"""

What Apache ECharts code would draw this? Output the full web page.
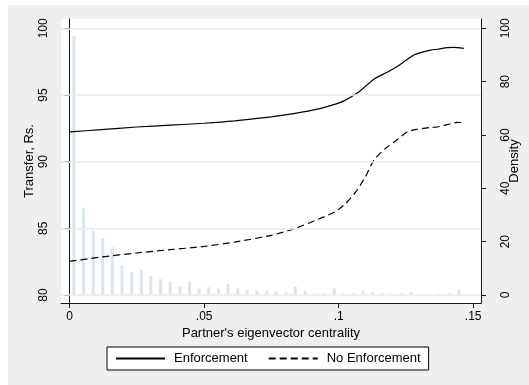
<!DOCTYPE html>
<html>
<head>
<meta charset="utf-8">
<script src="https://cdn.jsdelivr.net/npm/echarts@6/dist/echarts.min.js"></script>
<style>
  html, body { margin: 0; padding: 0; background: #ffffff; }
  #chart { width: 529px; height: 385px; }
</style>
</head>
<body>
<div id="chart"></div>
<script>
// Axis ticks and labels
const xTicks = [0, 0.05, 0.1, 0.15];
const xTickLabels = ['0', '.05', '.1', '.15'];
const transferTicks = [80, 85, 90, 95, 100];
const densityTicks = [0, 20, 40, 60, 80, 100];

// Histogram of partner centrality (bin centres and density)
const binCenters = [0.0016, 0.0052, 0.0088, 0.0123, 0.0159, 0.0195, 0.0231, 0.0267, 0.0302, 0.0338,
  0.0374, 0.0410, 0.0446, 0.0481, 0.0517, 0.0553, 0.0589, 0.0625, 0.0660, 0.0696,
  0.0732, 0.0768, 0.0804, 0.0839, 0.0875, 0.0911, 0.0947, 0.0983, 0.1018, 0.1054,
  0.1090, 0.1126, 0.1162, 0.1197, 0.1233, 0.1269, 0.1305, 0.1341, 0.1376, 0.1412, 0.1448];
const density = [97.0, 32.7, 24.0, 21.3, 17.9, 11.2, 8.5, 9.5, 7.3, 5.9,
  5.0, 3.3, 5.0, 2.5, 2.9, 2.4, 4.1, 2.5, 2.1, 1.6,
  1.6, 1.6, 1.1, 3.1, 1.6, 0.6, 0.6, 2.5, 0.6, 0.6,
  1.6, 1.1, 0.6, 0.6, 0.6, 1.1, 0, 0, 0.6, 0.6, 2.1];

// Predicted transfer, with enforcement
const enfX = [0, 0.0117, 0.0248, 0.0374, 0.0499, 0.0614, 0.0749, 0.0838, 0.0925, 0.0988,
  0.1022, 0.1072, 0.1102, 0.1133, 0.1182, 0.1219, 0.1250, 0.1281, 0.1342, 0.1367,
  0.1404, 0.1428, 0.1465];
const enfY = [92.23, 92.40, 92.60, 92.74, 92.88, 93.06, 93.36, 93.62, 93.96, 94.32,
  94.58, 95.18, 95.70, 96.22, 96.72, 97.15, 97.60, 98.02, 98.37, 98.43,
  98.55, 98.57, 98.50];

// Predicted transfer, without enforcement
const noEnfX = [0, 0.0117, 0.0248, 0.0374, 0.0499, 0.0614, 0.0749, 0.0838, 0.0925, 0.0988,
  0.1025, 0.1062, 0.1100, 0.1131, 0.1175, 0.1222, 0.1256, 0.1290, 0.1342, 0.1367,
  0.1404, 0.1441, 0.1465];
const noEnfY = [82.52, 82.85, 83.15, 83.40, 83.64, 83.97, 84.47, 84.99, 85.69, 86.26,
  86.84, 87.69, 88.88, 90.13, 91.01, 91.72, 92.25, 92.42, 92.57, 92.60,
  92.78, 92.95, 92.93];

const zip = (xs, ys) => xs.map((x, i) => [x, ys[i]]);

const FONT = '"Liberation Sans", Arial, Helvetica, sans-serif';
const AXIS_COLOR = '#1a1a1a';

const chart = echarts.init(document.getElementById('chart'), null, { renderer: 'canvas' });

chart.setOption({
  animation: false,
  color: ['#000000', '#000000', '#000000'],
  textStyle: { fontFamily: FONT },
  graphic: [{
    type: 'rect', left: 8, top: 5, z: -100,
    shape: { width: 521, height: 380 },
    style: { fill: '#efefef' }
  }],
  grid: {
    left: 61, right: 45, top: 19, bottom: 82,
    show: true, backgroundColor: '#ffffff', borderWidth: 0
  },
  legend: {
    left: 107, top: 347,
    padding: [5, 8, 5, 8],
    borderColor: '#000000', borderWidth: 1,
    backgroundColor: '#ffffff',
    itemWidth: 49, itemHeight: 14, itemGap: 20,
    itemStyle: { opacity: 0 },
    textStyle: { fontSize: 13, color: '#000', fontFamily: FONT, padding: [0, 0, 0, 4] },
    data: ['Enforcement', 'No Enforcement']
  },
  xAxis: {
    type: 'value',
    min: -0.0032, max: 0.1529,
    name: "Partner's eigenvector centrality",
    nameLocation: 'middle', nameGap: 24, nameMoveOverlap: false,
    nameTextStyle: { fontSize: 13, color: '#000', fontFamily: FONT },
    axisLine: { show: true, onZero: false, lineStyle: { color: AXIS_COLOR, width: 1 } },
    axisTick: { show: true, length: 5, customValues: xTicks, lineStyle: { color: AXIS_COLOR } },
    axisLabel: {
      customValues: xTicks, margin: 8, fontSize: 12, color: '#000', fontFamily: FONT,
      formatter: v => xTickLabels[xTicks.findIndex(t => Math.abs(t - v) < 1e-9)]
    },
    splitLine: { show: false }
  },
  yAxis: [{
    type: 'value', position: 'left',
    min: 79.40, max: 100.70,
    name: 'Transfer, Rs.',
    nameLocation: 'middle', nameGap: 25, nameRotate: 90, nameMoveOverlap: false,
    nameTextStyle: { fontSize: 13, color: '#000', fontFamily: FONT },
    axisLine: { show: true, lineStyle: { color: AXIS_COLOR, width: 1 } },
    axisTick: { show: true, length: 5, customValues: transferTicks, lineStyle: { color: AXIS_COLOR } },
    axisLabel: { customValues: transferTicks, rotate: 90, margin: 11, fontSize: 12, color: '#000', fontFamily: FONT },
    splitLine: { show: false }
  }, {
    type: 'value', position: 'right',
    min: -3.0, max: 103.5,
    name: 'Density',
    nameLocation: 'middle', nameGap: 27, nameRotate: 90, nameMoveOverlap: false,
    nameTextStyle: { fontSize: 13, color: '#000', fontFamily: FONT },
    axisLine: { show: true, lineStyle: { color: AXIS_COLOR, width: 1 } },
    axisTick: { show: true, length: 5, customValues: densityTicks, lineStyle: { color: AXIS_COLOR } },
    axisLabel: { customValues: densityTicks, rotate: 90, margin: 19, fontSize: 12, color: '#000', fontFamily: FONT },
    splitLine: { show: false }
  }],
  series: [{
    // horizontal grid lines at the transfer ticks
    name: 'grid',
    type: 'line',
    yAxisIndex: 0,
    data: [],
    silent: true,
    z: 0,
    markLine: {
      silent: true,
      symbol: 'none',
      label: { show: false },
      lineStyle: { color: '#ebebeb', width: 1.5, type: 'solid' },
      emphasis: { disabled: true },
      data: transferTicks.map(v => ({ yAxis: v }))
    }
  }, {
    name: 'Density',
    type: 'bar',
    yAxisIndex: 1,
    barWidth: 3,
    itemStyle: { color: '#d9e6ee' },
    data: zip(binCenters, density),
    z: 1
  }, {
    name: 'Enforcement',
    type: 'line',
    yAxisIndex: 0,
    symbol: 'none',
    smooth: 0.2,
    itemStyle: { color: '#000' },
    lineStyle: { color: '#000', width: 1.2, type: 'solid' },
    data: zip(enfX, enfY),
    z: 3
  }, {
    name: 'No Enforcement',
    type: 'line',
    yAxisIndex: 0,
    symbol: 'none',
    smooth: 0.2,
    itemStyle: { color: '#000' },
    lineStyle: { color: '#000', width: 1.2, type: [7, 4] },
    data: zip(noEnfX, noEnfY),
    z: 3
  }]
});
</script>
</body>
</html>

"""

§ **WHAT IS ASKED**: The material above must be printed exactly, with its pictures left out.

§ **ANSWER TO THIS TASK**:
What Apache ECharts code would draw this? Output the full web page.
<!DOCTYPE html>
<html>
<head>
<meta charset="utf-8">
<script src="https://cdn.jsdelivr.net/npm/echarts@6/dist/echarts.min.js"></script>
<style>
  html, body { margin: 0; padding: 0; background: #ffffff; }
  #chart { width: 529px; height: 385px; }
</style>
</head>
<body>
<div id="chart"></div>
<script>
// Axis ticks and labels
const xTicks = [0, 0.05, 0.1, 0.15];
const xTickLabels = ['0', '.05', '.1', '.15'];
const transferTicks = [80, 85, 90, 95, 100];
const densityTicks = [0, 20, 40, 60, 80, 100];

// Histogram of partner centrality (bin centres and density)
const binCenters = [0.0016, 0.0052, 0.0088, 0.0123, 0.0159, 0.0195, 0.0231, 0.0267, 0.0302, 0.0338,
  0.0374, 0.0410, 0.0446, 0.0481, 0.0517, 0.0553, 0.0589, 0.0625, 0.0660, 0.0696,
  0.0732, 0.0768, 0.0804, 0.0839, 0.0875, 0.0911, 0.0947, 0.0983, 0.1018, 0.1054,
  0.1090, 0.1126, 0.1162, 0.1197, 0.1233, 0.1269, 0.1305, 0.1341, 0.1376, 0.1412, 0.1448];
const density = [97.0, 32.7, 24.0, 21.3, 17.9, 11.2, 8.5, 9.5, 7.3, 5.9,
  5.0, 3.3, 5.0, 2.5, 2.9, 2.4, 4.1, 2.5, 2.1, 1.6,
  1.6, 1.6, 1.1, 3.1, 1.6, 0.6, 0.6, 2.5, 0.6, 0.6,
  1.6, 1.1, 0.6, 0.6, 0.6, 1.1, 0, 0, 0.6, 0.6, 2.1];

// Predicted transfer, with enforcement
const enfX = [0, 0.0117, 0.0248, 0.0374, 0.0499, 0.0614, 0.0749, 0.0838, 0.0925, 0.0988,
  0.1022, 0.1072, 0.1102, 0.1133, 0.1182, 0.1219, 0.1250, 0.1281, 0.1342, 0.1367,
  0.1404, 0.1428, 0.1465];
const enfY = [92.23, 92.40, 92.60, 92.74, 92.88, 93.06, 93.36, 93.62, 93.96, 94.32,
  94.58, 95.18, 95.70, 96.22, 96.72, 97.15, 97.60, 98.02, 98.37, 98.43,
  98.55, 98.57, 98.50];

// Predicted transfer, without enforcement
const noEnfX = [0, 0.0117, 0.0248, 0.0374, 0.0499, 0.0614, 0.0749, 0.0838, 0.0925, 0.0988,
  0.1025, 0.1062, 0.1100, 0.1131, 0.1175, 0.1222, 0.1256, 0.1290, 0.1342, 0.1367,
  0.1404, 0.1441, 0.1465];
const noEnfY = [82.52, 82.85, 83.15, 83.40, 83.64, 83.97, 84.47, 84.99, 85.69, 86.26,
  86.84, 87.69, 88.88, 90.13, 91.01, 91.72, 92.25, 92.42, 92.57, 92.60,
  92.78, 92.95, 92.93];

const zip = (xs, ys) => xs.map((x, i) => [x, ys[i]]);

const FONT = '"Liberation Sans", Arial, Helvetica, sans-serif';
const AXIS_COLOR = '#1a1a1a';

const chart = echarts.init(document.getElementById('chart'), null, { renderer: 'canvas' });

chart.setOption({
  animation: false,
  color: ['#000000', '#000000', '#000000'],
  textStyle: { fontFamily: FONT },
  graphic: [{
    type: 'rect', left: 8, top: 5, z: -100,
    shape: { width: 521, height: 380 },
    style: { fill: '#efefef' }
  }],
  grid: {
    left: 61, right: 45, top: 19, bottom: 82,
    show: true, backgroundColor: '#ffffff', borderWidth: 0
  },
  legend: {
    left: 107, top: 347,
    padding: [5, 8, 5, 8],
    borderColor: '#000000', borderWidth: 1,
    backgroundColor: '#ffffff',
    itemWidth: 49, itemHeight: 14, itemGap: 20,
    itemStyle: { opacity: 0 },
    textStyle: { fontSize: 13, color: '#000', fontFamily: FONT, padding: [0, 0, 0, 4] },
    data: ['Enforcement', 'No Enforcement']
  },
  xAxis: {
    type: 'value',
    min: -0.0032, max: 0.1529,
    name: "Partner's eigenvector centrality",
    nameLocation: 'middle', nameGap: 24, nameMoveOverlap: false,
    nameTextStyle: { fontSize: 13, color: '#000', fontFamily: FONT },
    axisLine: { show: true, onZero: false, lineStyle: { color: AXIS_COLOR, width: 1 } },
    axisTick: { show: true, length: 5, customValues: xTicks, lineStyle: { color: AXIS_COLOR } },
    axisLabel: {
      customValues: xTicks, margin: 8, fontSize: 12, color: '#000', fontFamily: FONT,
      formatter: v => xTickLabels[xTicks.findIndex(t => Math.abs(t - v) < 1e-9)]
    },
    splitLine: { show: false }
  },
  yAxis: [{
    type: 'value', position: 'left',
    min: 79.40, max: 100.70,
    name: 'Transfer, Rs.',
    nameLocation: 'middle', nameGap: 25, nameRotate: 90, nameMoveOverlap: false,
    nameTextStyle: { fontSize: 13, color: '#000', fontFamily: FONT },
    axisLine: { show: true, lineStyle: { color: AXIS_COLOR, width: 1 } },
    axisTick: { show: true, length: 5, customValues: transferTicks, lineStyle: { color: AXIS_COLOR } },
    axisLabel: { customValues: transferTicks, rotate: 90, margin: 11, fontSize: 12, color: '#000', fontFamily: FONT },
    splitLine: { show: false }
  }, {
    type: 'value', position: 'right',
    min: -3.0, max: 103.5,
    name: 'Density',
    nameLocation: 'middle', nameGap: 27, nameRotate: 90, nameMoveOverlap: false,
    nameTextStyle: { fontSize: 13, color: '#000', fontFamily: FONT },
    axisLine: { show: true, lineStyle: { color: AXIS_COLOR, width: 1 } },
    axisTick: { show: true, length: 5, customValues: densityTicks, lineStyle: { color: AXIS_COLOR } },
    axisLabel: { customValues: densityTicks, rotate: 90, margin: 19, fontSize: 12, color: '#000', fontFamily: FONT },
    splitLine: { show: false }
  }],
  series: [{
    // horizontal grid lines at the transfer ticks
    name: 'grid',
    type: 'line',
    yAxisIndex: 0,
    data: [],
    silent: true,
    z: 0,
    markLine: {
      silent: true,
      symbol: 'none',
      label: { show: false },
      lineStyle: { color: '#ebebeb', width: 1.5, type: 'solid' },
      emphasis: { disabled: true },
      data: transferTicks.map(v => ({ yAxis: v }))
    }
  }, {
    name: 'Density',
    type: 'bar',
    yAxisIndex: 1,
    barWidth: 3,
    itemStyle: { color: '#d9e6ee' },
    data: zip(binCenters, density),
    z: 1
  }, {
    name: 'Enforcement',
    type: 'line',
    yAxisIndex: 0,
    symbol: 'none',
    smooth: 0.2,
    itemStyle: { color: '#000' },
    lineStyle: { color: '#000', width: 1.2, type: 'solid' },
    data: zip(enfX, enfY),
    z: 3
  }, {
    name: 'No Enforcement',
    type: 'line',
    yAxisIndex: 0,
    symbol: 'none',
    smooth: 0.2,
    itemStyle: { color: '#000' },
    lineStyle: { color: '#000', width: 1.2, type: [7, 4] },
    data: zip(noEnfX, noEnfY),
    z: 3
  }]
});
</script>
</body>
</html>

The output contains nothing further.